**DIRECTIONS FOR THIS TASK:**
Make an exact copy of the lines, leaving the pictures out.

★ ★ ★ ★

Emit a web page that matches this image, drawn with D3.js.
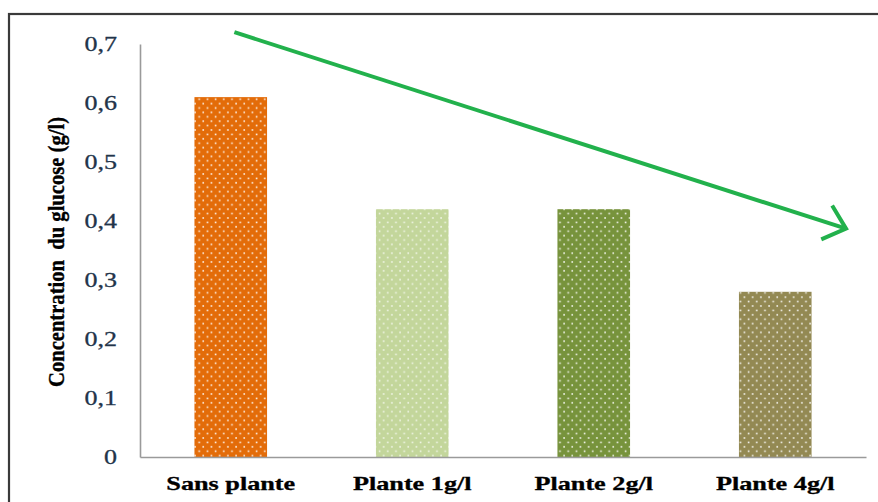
<!DOCTYPE html>
<html>
<head>
<meta charset="utf-8">
<script src="https://cdn.jsdelivr.net/npm/d3@7"></script>
<style>
  html, body { margin: 0; padding: 0; background: #fff; }
  svg { display: block; }
</style>
</head>
<body>
<svg id="chart" width="878" height="502"></svg>
<script>
// Glucose concentration by treatment
const categories = ["Sans plante", "Plante 1g/l", "Plante 2g/l", "Plante 4g/l"];
const glucose = [0.61, 0.42, 0.42, 0.28];
const barColors = ["#e36c09", "#c3d69b", "#77933c", "#938953"];
const yTicks = [0, 0.1, 0.2, 0.3, 0.4, 0.5, 0.6, 0.7];
const yTickLabels = ["0", "0,1", "0,2", "0,3", "0,4", "0,5", "0,6", "0,7"];
// Trend arrow ends, in (category index, value) units
const trendFrom = [0.02, 0.72];
const trendTo = [3.39, 0.387];

const svg = d3.select("#chart");

// Frame around the chart area
svg.append("rect")
  .attr("x", 9).attr("y", 14)
  .attr("width", 900).attr("height", 600)
  .attr("fill", "none")
  .attr("stroke", "#3a3a3a")
  .attr("stroke-width", 2.2);

const plot = { left: 140, right: 866, top: 44, bottom: 457 };

const x = d3.scaleBand()
  .domain(categories)
  .range([plot.left, plot.right])
  .paddingInner(0.6)
  .paddingOuter(0.3);

const y = d3.scaleLinear()
  .domain([0, 0.7])
  .range([plot.bottom, plot.top]);

// Category index -> band centre
const xi = d3.scaleLinear()
  .domain([0, categories.length - 1])
  .range([x(categories[0]) + x.bandwidth() / 2,
          x(categories[categories.length - 1]) + x.bandwidth() / 2]);

// Dotted fill patterns
const defs = svg.append("defs");
barColors.forEach((c, i) => {
  const p = defs.append("pattern")
    .attr("id", "dots" + i)
    .attr("patternUnits", "userSpaceOnUse")
    .attr("width", 8.2).attr("height", 8.8);
  p.append("rect").attr("width", 8.2).attr("height", 8.8).attr("fill", c);
  const op = i === 1 ? 0.75 : 0.9;
  p.append("rect").attr("x", 1.6).attr("y", 1.6).attr("width", 1.6).attr("height", 1.6)
    .attr("fill", "#fff").attr("opacity", op);
  p.append("rect").attr("x", 5.7).attr("y", 6.0).attr("width", 1.6).attr("height", 1.6)
    .attr("fill", "#fff").attr("opacity", op);
});

// Bars
svg.append("g").selectAll("rect")
  .data(categories)
  .join("rect")
  .attr("x", d => x(d))
  .attr("y", (d, i) => y(glucose[i]))
  .attr("width", x.bandwidth())
  .attr("height", (d, i) => y(0) - y(glucose[i]))
  .attr("fill", (d, i) => `url(#dots${i})`);

// Axes lines
const yAxis = d3.axisLeft(y).tickValues([]).tickSize(0);
svg.append("g")
  .attr("transform", `translate(${plot.left},0)`)
  .call(yAxis)
  .call(g => g.select(".domain").attr("stroke", "#9a9a9a").attr("stroke-width", 1.6));

const xAxis = d3.axisBottom(x).tickSize(0).tickFormat("");
svg.append("g")
  .attr("transform", `translate(0,${plot.bottom})`)
  .call(xAxis)
  .call(g => g.select(".domain").attr("stroke", "#9a9a9a").attr("stroke-width", 1.6));

// Y tick labels
svg.append("g").selectAll("text")
  .data(yTicks)
  .join("text")
  .attr("transform", d => `translate(117,${y(d)}) scale(1.3,1)`)
  .attr("text-anchor", "end")
  .attr("dy", "0.36em")
  .attr("font-family", "Liberation Serif, Times New Roman, serif")
  .attr("font-size", 20)
  .attr("fill", "#22344a")
  .attr("stroke", "#22344a")
  .attr("stroke-width", 0.3)
  .text((d, i) => yTickLabels[i]);

// Category labels
svg.append("g").selectAll("text")
  .data(categories)
  .join("text")
  .attr("transform", d => `translate(${x(d) + x.bandwidth() / 2},490) scale(1.38,1)`)
  .attr("text-anchor", "middle")
  .attr("font-family", "Liberation Serif, Times New Roman, serif")
  .attr("font-weight", "bold")
  .attr("font-size", 19)
  .attr("fill", "#000")
  .attr("stroke", "#000")
  .attr("stroke-width", 0.3)
  .text(d => d);

// Y axis title
svg.append("text")
  .attr("transform", "translate(64,252) scale(1.25,1) rotate(-90)")
  .attr("text-anchor", "middle")
  .attr("font-family", "Liberation Serif, Times New Roman, serif")
  .attr("font-weight", "bold")
  .attr("font-size", 19)
  .attr("textLength", 270)
  .attr("lengthAdjust", "spacingAndGlyphs")
  .attr("fill", "#000")
  .attr("stroke", "#000")
  .attr("stroke-width", 0.3)
  .attr("xml:space", "preserve")
  .text("Concentration  du glucose (g/l)");

// Decreasing trend arrow
const green = "#22b14c";
const p0 = [xi(trendFrom[0]), y(trendFrom[1])];
const p1 = [xi(trendTo[0]), y(trendTo[1])];
const ang = Math.atan2(p1[1] - p0[1], p1[0] - p0[0]);
const headLen = 27, headSpread = 0.72;
const arrow = svg.append("g")
  .attr("stroke", green)
  .attr("stroke-width", 4)
  .attr("fill", "none")
  .attr("stroke-linecap", "butt");
arrow.append("line")
  .attr("x1", p0[0]).attr("y1", p0[1])
  .attr("x2", p1[0]).attr("y2", p1[1]);
arrow.append("polyline")
  .attr("stroke-linejoin", "miter")
  .attr("points", [
    [p1[0] - headLen * Math.cos(ang - headSpread), p1[1] - headLen * Math.sin(ang - headSpread)],
    p1,
    [p1[0] - headLen * Math.cos(ang + headSpread), p1[1] - headLen * Math.sin(ang + headSpread)]
  ].map(p => p.join(",")).join(" "));
</script>
</body>
</html>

★ ★ ★ ★

**FULL SOLUTION:**
Emit a web page that matches this image, drawn with D3.js.
<!DOCTYPE html>
<html>
<head>
<meta charset="utf-8">
<script src="https://cdn.jsdelivr.net/npm/d3@7"></script>
<style>
  html, body { margin: 0; padding: 0; background: #fff; }
  svg { display: block; }
</style>
</head>
<body>
<svg id="chart" width="878" height="502"></svg>
<script>
// Glucose concentration by treatment
const categories = ["Sans plante", "Plante 1g/l", "Plante 2g/l", "Plante 4g/l"];
const glucose = [0.61, 0.42, 0.42, 0.28];
const barColors = ["#e36c09", "#c3d69b", "#77933c", "#938953"];
const yTicks = [0, 0.1, 0.2, 0.3, 0.4, 0.5, 0.6, 0.7];
const yTickLabels = ["0", "0,1", "0,2", "0,3", "0,4", "0,5", "0,6", "0,7"];
// Trend arrow ends, in (category index, value) units
const trendFrom = [0.02, 0.72];
const trendTo = [3.39, 0.387];

const svg = d3.select("#chart");

// Frame around the chart area
svg.append("rect")
  .attr("x", 9).attr("y", 14)
  .attr("width", 900).attr("height", 600)
  .attr("fill", "none")
  .attr("stroke", "#3a3a3a")
  .attr("stroke-width", 2.2);

const plot = { left: 140, right: 866, top: 44, bottom: 457 };

const x = d3.scaleBand()
  .domain(categories)
  .range([plot.left, plot.right])
  .paddingInner(0.6)
  .paddingOuter(0.3);

const y = d3.scaleLinear()
  .domain([0, 0.7])
  .range([plot.bottom, plot.top]);

// Category index -> band centre
const xi = d3.scaleLinear()
  .domain([0, categories.length - 1])
  .range([x(categories[0]) + x.bandwidth() / 2,
          x(categories[categories.length - 1]) + x.bandwidth() / 2]);

// Dotted fill patterns
const defs = svg.append("defs");
barColors.forEach((c, i) => {
  const p = defs.append("pattern")
    .attr("id", "dots" + i)
    .attr("patternUnits", "userSpaceOnUse")
    .attr("width", 8.2).attr("height", 8.8);
  p.append("rect").attr("width", 8.2).attr("height", 8.8).attr("fill", c);
  const op = i === 1 ? 0.75 : 0.9;
  p.append("rect").attr("x", 1.6).attr("y", 1.6).attr("width", 1.6).attr("height", 1.6)
    .attr("fill", "#fff").attr("opacity", op);
  p.append("rect").attr("x", 5.7).attr("y", 6.0).attr("width", 1.6).attr("height", 1.6)
    .attr("fill", "#fff").attr("opacity", op);
});

// Bars
svg.append("g").selectAll("rect")
  .data(categories)
  .join("rect")
  .attr("x", d => x(d))
  .attr("y", (d, i) => y(glucose[i]))
  .attr("width", x.bandwidth())
  .attr("height", (d, i) => y(0) - y(glucose[i]))
  .attr("fill", (d, i) => `url(#dots${i})`);

// Axes lines
const yAxis = d3.axisLeft(y).tickValues([]).tickSize(0);
svg.append("g")
  .attr("transform", `translate(${plot.left},0)`)
  .call(yAxis)
  .call(g => g.select(".domain").attr("stroke", "#9a9a9a").attr("stroke-width", 1.6));

const xAxis = d3.axisBottom(x).tickSize(0).tickFormat("");
svg.append("g")
  .attr("transform", `translate(0,${plot.bottom})`)
  .call(xAxis)
  .call(g => g.select(".domain").attr("stroke", "#9a9a9a").attr("stroke-width", 1.6));

// Y tick labels
svg.append("g").selectAll("text")
  .data(yTicks)
  .join("text")
  .attr("transform", d => `translate(117,${y(d)}) scale(1.3,1)`)
  .attr("text-anchor", "end")
  .attr("dy", "0.36em")
  .attr("font-family", "Liberation Serif, Times New Roman, serif")
  .attr("font-size", 20)
  .attr("fill", "#22344a")
  .attr("stroke", "#22344a")
  .attr("stroke-width", 0.3)
  .text((d, i) => yTickLabels[i]);

// Category labels
svg.append("g").selectAll("text")
  .data(categories)
  .join("text")
  .attr("transform", d => `translate(${x(d) + x.bandwidth() / 2},490) scale(1.38,1)`)
  .attr("text-anchor", "middle")
  .attr("font-family", "Liberation Serif, Times New Roman, serif")
  .attr("font-weight", "bold")
  .attr("font-size", 19)
  .attr("fill", "#000")
  .attr("stroke", "#000")
  .attr("stroke-width", 0.3)
  .text(d => d);

// Y axis title
svg.append("text")
  .attr("transform", "translate(64,252) scale(1.25,1) rotate(-90)")
  .attr("text-anchor", "middle")
  .attr("font-family", "Liberation Serif, Times New Roman, serif")
  .attr("font-weight", "bold")
  .attr("font-size", 19)
  .attr("textLength", 270)
  .attr("lengthAdjust", "spacingAndGlyphs")
  .attr("fill", "#000")
  .attr("stroke", "#000")
  .attr("stroke-width", 0.3)
  .attr("xml:space", "preserve")
  .text("Concentration  du glucose (g/l)");

// Decreasing trend arrow
const green = "#22b14c";
const p0 = [xi(trendFrom[0]), y(trendFrom[1])];
const p1 = [xi(trendTo[0]), y(trendTo[1])];
const ang = Math.atan2(p1[1] - p0[1], p1[0] - p0[0]);
const headLen = 27, headSpread = 0.72;
const arrow = svg.append("g")
  .attr("stroke", green)
  .attr("stroke-width", 4)
  .attr("fill", "none")
  .attr("stroke-linecap", "butt");
arrow.append("line")
  .attr("x1", p0[0]).attr("y1", p0[1])
  .attr("x2", p1[0]).attr("y2", p1[1]);
arrow.append("polyline")
  .attr("stroke-linejoin", "miter")
  .attr("points", [
    [p1[0] - headLen * Math.cos(ang - headSpread), p1[1] - headLen * Math.sin(ang - headSpread)],
    p1,
    [p1[0] - headLen * Math.cos(ang + headSpread), p1[1] - headLen * Math.sin(ang + headSpread)]
  ].map(p => p.join(",")).join(" "));
</script>
</body>
</html>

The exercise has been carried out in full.